Wary with reason, despite knocking politely on the front door, the 35-year-old Owens is immediately accosted by his old buddy, Andy Cooper, holding a revolver and trying to slam the entrance shut in the sheriff's face (just back in town after participating in the ambush killings of John Tewksbury and Bill Jacobs), while at the same time, the outlaw's half brother, John Blevins (present when Owens arrives at the stable, he has rushed back to the house to warn the family that trouble is coming), also armed with a pistol, opens the house's other front door (to the right of the lawman) ... a split second later the gunplay begins. Firing his Winchester from the hip, Owens puts a round through the door and into Cooper's stomach, then pivots his weapon and takes John Blevins out of the action with a round through his upper chest (a heart beat after Blevins fires on the sheriff, but missing, instead kills the Cooper's horse, tied to a tree across the street ... Blevins survives despite the wound and serves five years behind bars before being pardoned by the governor for his attempt to help his kinsman).
Tewksbury
Colt .45
Seeking a less exposed position, Owens backs up and fires at motion in the front of the house, hitting Cooper again, this time in the hip. Owens then runs around the side of the house and is confronted by yet another gunman jumping out of a window with pistol at the ready ... a Cooper buddy and boarder in the house, Mose Roberts. This time Owens gets off the first shot, a hit that doesn't allow Roberts any response other than instant death.
Roberts vs. Owens
Three cowboys down but the lesson as yet unlearned of the folly of taking on the Sheriff, seeking deadly revenge for his fallen brothers, 15-year-old Sam Houston Blevins grabs his brother Andy's weapon and runs outside yelling, "I'll get him," to confront Owens as his mother tries to hold him back ... it is a mistake that costs the youngster the opportunity of celebrating a 16th birthday, a shot through the heart sends the the teenager to Boot Hill (staggering backwards from the blow of the bullet, Blevins dies in the arms of his mother ... an unlucky woman who in the space of only a few months has lost her husband and three sons to gun violence, and had a fourth boy seriously wounded ... a living ghost, for the next fifteen years she will walk the streets of Holbrook in silence).
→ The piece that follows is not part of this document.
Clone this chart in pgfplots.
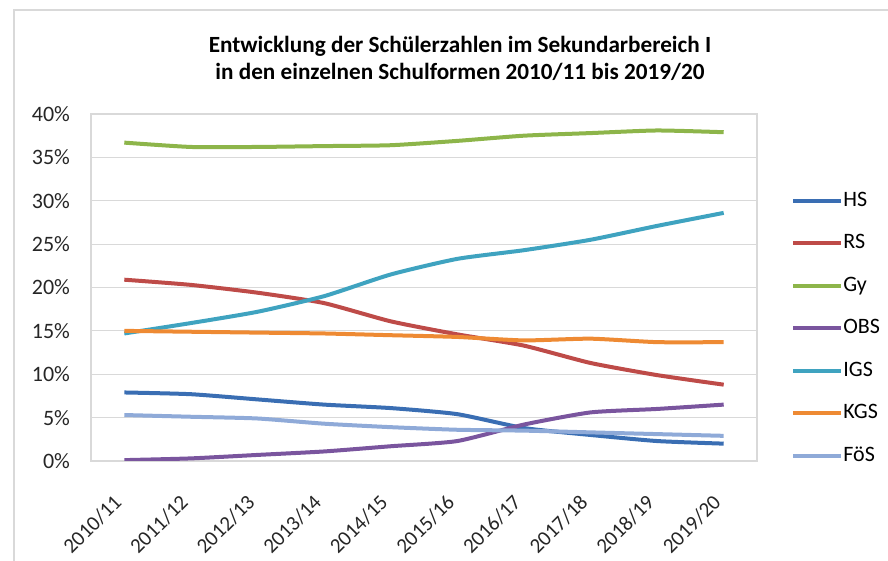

Gunplay finally done only because there are no more standing armed antagonists to fire upon, Sheriff Commoodore Perry Owens has killed three men and wounded a fourth with four shots in less than three minutes of Wild West action (move over John Wesley Hardin and Wild Bill Hickok!). Marching back up the street to the livery stable, Owens is asked by several townspeople if he has finished his job, and answers with grim sarcasm, "I think I have." Indeed!
The Blevins Home
Rest In Peace
In the aftermath of the gunfight, Owens, in three separate coroner's jury's findings (one for each death), will be found to have performed justifiable homicides, but as Apache County becomes more civilized, his willingness to go to his guns and lack of formal education are deemed liabilities, and when he next runs for office, he loses to his own deputy, St. George Creaghe. While there are no more shootouts in his career, he does continues to enforce the law, serving as a deputy sheriff, a U.S. deputy marshal, and then when Apache County is split in two, appointed by the governor, as the first sheriff of Arizona's new Navajo County. Retired, he opens a general store and saloon in Seligman, Arizona, marries Elizabeth Jane Barrett, tries his hand at business in San Diego, California, and eventually moves back to Seligman, where he and his wife are residing when Arizona becomes the 48th state in the Union on February 14, 1912. The aged lawman dies of Bright's disease (a kidney malady) on May 28, 1919, at the age of 67, and is buried in Flagstaff, Arizona.